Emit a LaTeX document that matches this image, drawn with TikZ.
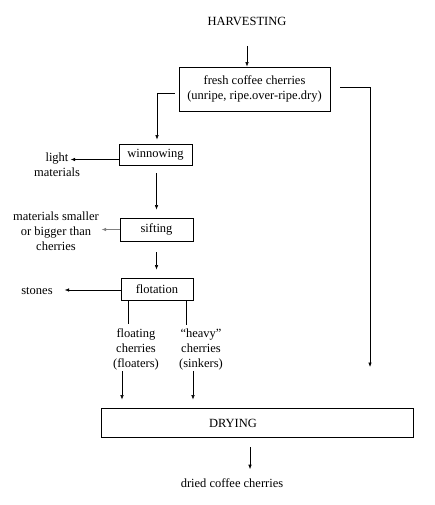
\documentclass[tikz,border=0pt]{standalone}
\usepackage{fontspec}
\setmainfont{Liberation Serif}
\usetikzlibrary{arrows.meta}

\begin{document}
\begin{tikzpicture}[x=1pt,y=-1pt,>={Latex[length=4.5pt,width=3.5pt]},
    font=\fontsize{12.5}{15}\selectfont,line width=0.6pt,
    stepbox/.style={draw,line width=0.8pt,inner sep=0pt,align=center},
    note/.style={align=center,inner sep=1pt}]
  \useasboundingbox (0,0) rectangle (434,505);
  % ---------------- boxes
  \node (harv) at (247,21) {HARVESTING};
  \node[stepbox,minimum width=151pt,minimum height=44pt] (fresh) at (254.5,89)
     {fresh coffee cherries\\(unripe, ripe.over-ripe.dry)};
  \node[stepbox,minimum width=73pt,minimum height=21pt] (winnow) at (155.5,154.5) {winnowing};
  \node[stepbox,minimum width=73pt,minimum height=23pt] (sift) at (156.5,229.5) {sifting};
  \node[stepbox,minimum width=72pt,minimum height=22pt] (flot) at (157,289) {flotation};
  \node[stepbox,minimum width=312pt,minimum height=29pt] (drying) at (257,422.5) {};
  \node (dryingtext) at (233,423) {DRYING};
  % ---------------- side products
  \node[note] (light) at (57,164.5) {light\\materials};
  \node[note] (smaller) at (56,231) {materials smaller\\or bigger than\\cherries};
  \node[note] (stones) at (37,291) {stones};
  \node[note] (floating) at (136,349) {floating\\cherries\\(floaters)};
  \node[note] (heavy) at (201,349) {``heavy''\\cherries\\(sinkers)};
  \node[note] (dried) at (232,483) {dried coffee cherries};
  \coordinate (bypass) at (370,367);
  % ---------------- connectors
  \draw[->,shorten <=17pt] (harv.south) -- (harv.south |- fresh.north);
  \draw[->,shorten >=4pt] ([shift={(-4,4)}]fresh.west) -| ([xshift=1.5pt]winnow.north);
  \draw[->] ([shift={(10,-2)}]fresh.east) -| (bypass);
  \draw[->] ([yshift=-5pt]winnow.west) -- ++(-48,0);
  \draw[->,shorten <=8pt,shorten >=8pt] ([xshift=1pt]winnow.south) -- ([xshift=1pt]winnow.south |- sift.north);
  \draw[->,gray] (sift.west) -- ++(-18,0);
  \draw[->,shorten <=11pt,shorten >=8pt] (sift.south) -- (sift.south |- flot.north);
  \draw[->] ([yshift=-1pt]flot.west) -- ++(-56,0);
  \draw ([xshift=-29pt]flot.south) -- ++(0,24);
  \draw ([xshift=29pt]flot.south) -- ++(0,25);
  \draw[->,shorten >=8pt] ([xshift=-14pt]floating.south) -- ([xshift=-14pt]floating.south |- drying.north);
  \draw[->,shorten >=8pt] ([xshift=-8pt]heavy.south) -- ([xshift=-8pt]heavy.south |- drying.north);
  \draw[->,shorten <=10pt,shorten >=8pt] (drying.south -| 250,0) -- (dried.north -| 250,0);
\end{tikzpicture}
\end{document}
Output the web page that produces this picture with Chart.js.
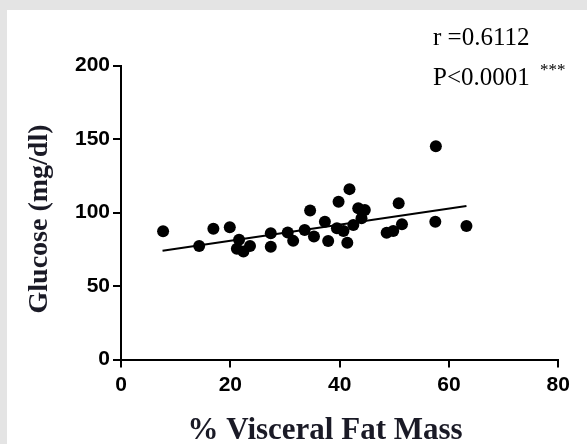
<!DOCTYPE html>
<html>
<head>
<meta charset="utf-8">
<script src="https://cdn.jsdelivr.net/npm/chart.js@4"></script>
<style>
  html, body { margin: 0; padding: 0; background: #e4e4e4; }
  #panel { position: absolute; left: 7px; top: 10px; width: 580px; height: 434px; background: #fff; }
  #chart { display: block; }
</style>
</head>
<body>
<div id="panel"><canvas id="chart" width="580" height="434"></canvas></div>
<script>
// % visceral fat mass vs glucose (mg/dl)
const visceralFat = [7.7, 14.3, 16.9, 19.9, 21.6, 21.2, 22.4, 23.6, 27.4, 27.4, 30.5, 31.5, 33.6, 34.6, 35.3, 37.3, 37.9,
    39.8, 39.5, 40.7, 41.4, 41.8, 43.4, 44.6, 42.5, 44.0, 50.8, 51.4, 49.8, 48.6, 57.6, 57.5, 63.2];
const glucose = [87.2, 77.2, 89.0, 89.9, 81.5, 75.3, 73.5, 77.2, 85.9, 76.7, 86.4, 80.7, 88.1, 101.4, 83.7, 93.7, 80.6,
    107.3, 89.3, 87.4, 79.5, 115.9, 102.9, 101.7, 91.5, 96.1, 106.3, 92.0, 87.4, 86.2, 145.0, 93.7, 90.8];

// regression line ends
const fitX = [7.6, 63.2];
const fitY = [74.0, 104.4];

const xTicks = [0, 20, 40, 60, 80];
const yTicks = [0, 50, 100, 150, 200];

const xTitle = '% Visceral Fat Mass';
const yTitle = 'Glucose (mg/dl)';
const statsText = ["r =0.6112", "P<0.0001"];
const starsText = "***";

const ink = '#000';
const titleInk = '#1a1a26';
const serif = '"Liberation Serif", "Times New Roman", serif';

// axis titles and the r / P text
const textPlugin = {
    id: 'texts',
    afterDraw(chart) {
        const ctx = chart.ctx;
        ctx.save();
        ctx.fillStyle = titleInk;
        ctx.textAlign = 'center';
        ctx.textBaseline = 'middle';
        ctx.font = 'bold 31px ' + serif;
        ctx.fillText(xTitle, 318, 421);
        ctx.translate(33, 209);
        ctx.rotate(-Math.PI / 2);
        ctx.font = 'bold 28px ' + serif;
        ctx.fillText(yTitle, 0, 0);
        ctx.restore();

        ctx.save();
        ctx.fillStyle = ink;
        ctx.textBaseline = 'middle';
        ctx.textAlign = 'left';
        ctx.font = '25px ' + serif;
        ctx.fillText(statsText[0], 426, 28);
        ctx.fillText(statsText[1], 426, 68);
        ctx.font = '17px ' + serif;
        ctx.fillText(starsText, 533, 61);
        ctx.restore();
    }
};

new Chart(document.getElementById('chart'), {
    type: 'scatter',
    data: {
        datasets: [{
            label: 'Subjects',
            data: visceralFat.map((x, i) => ({ x: x, y: glucose[i] })),
            backgroundColor: ink,
            borderColor: ink,
            pointRadius: 6,
            pointHoverRadius: 6,
            borderWidth: 0
        }, {
            label: 'Fit',
            type: 'line',
            data: fitX.map((x, i) => ({ x: x, y: fitY[i] })),
            borderColor: ink,
            borderWidth: 2,
            pointRadius: 0,
            fill: false,
            tension: 0
        }]
    },
    options: {
        responsive: false,
        animation: false,
        layout: { padding: { left: 0, top: 55.5, right: 28.7, bottom: 0 } },
        plugins: {
            legend: { display: false },
            tooltip: { enabled: false }
        },
        scales: {
            x: {
                type: 'linear',
                min: 0,
                max: 80,
                afterFit: (scale) => { scale.height = 84.5; },
                afterBuildTicks: (scale) => { scale.ticks = xTicks.map(v => ({ value: v })); },
                border: { color: ink, width: 2 },
                grid: { drawOnChartArea: false, color: ink, lineWidth: 2, tickLength: 8 },
                ticks: {
                    color: ink,
                    padding: 5,
                    font: { family: '"Liberation Sans", Arial, sans-serif', size: 21, weight: 'bold' }
                }
            },
            y: {
                type: 'linear',
                min: 0,
                max: 200,
                afterFit: (scale) => { scale.width = 114; },
                afterBuildTicks: (scale) => { scale.ticks = yTicks.map(v => ({ value: v })); },
                border: { color: ink, width: 2 },
                grid: { drawOnChartArea: false, color: ink, lineWidth: 2, tickLength: 8 },
                ticks: {
                    color: ink,
                    padding: 3,
                    font: { family: '"Liberation Sans", Arial, sans-serif', size: 21, weight: 'bold' }
                }
            }
        }
    },
    plugins: [textPlugin]
});
</script>
</body>
</html>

__________________________________________________

» **Written task**:
Without the pictures, give again exactly the lines above starting at the line containing "Output the web" and ending at the line containing "const fitY = [74.0, 104.4];".

» **Result below**:
Output the web page that produces this picture with Chart.js.
<!DOCTYPE html>
<html>
<head>
<meta charset="utf-8">
<script src="https://cdn.jsdelivr.net/npm/chart.js@4"></script>
<style>
  html, body { margin: 0; padding: 0; background: #e4e4e4; }
  #panel { position: absolute; left: 7px; top: 10px; width: 580px; height: 434px; background: #fff; }
  #chart { display: block; }
</style>
</head>
<body>
<div id="panel"><canvas id="chart" width="580" height="434"></canvas></div>
<script>
// % visceral fat mass vs glucose (mg/dl)
const visceralFat = [7.7, 14.3, 16.9, 19.9, 21.6, 21.2, 22.4, 23.6, 27.4, 27.4, 30.5, 31.5, 33.6, 34.6, 35.3, 37.3, 37.9,
    39.8, 39.5, 40.7, 41.4, 41.8, 43.4, 44.6, 42.5, 44.0, 50.8, 51.4, 49.8, 48.6, 57.6, 57.5, 63.2];
const glucose = [87.2, 77.2, 89.0, 89.9, 81.5, 75.3, 73.5, 77.2, 85.9, 76.7, 86.4, 80.7, 88.1, 101.4, 83.7, 93.7, 80.6,
    107.3, 89.3, 87.4, 79.5, 115.9, 102.9, 101.7, 91.5, 96.1, 106.3, 92.0, 87.4, 86.2, 145.0, 93.7, 90.8];

// regression line ends
const fitX = [7.6, 63.2];
const fitY = [74.0, 104.4];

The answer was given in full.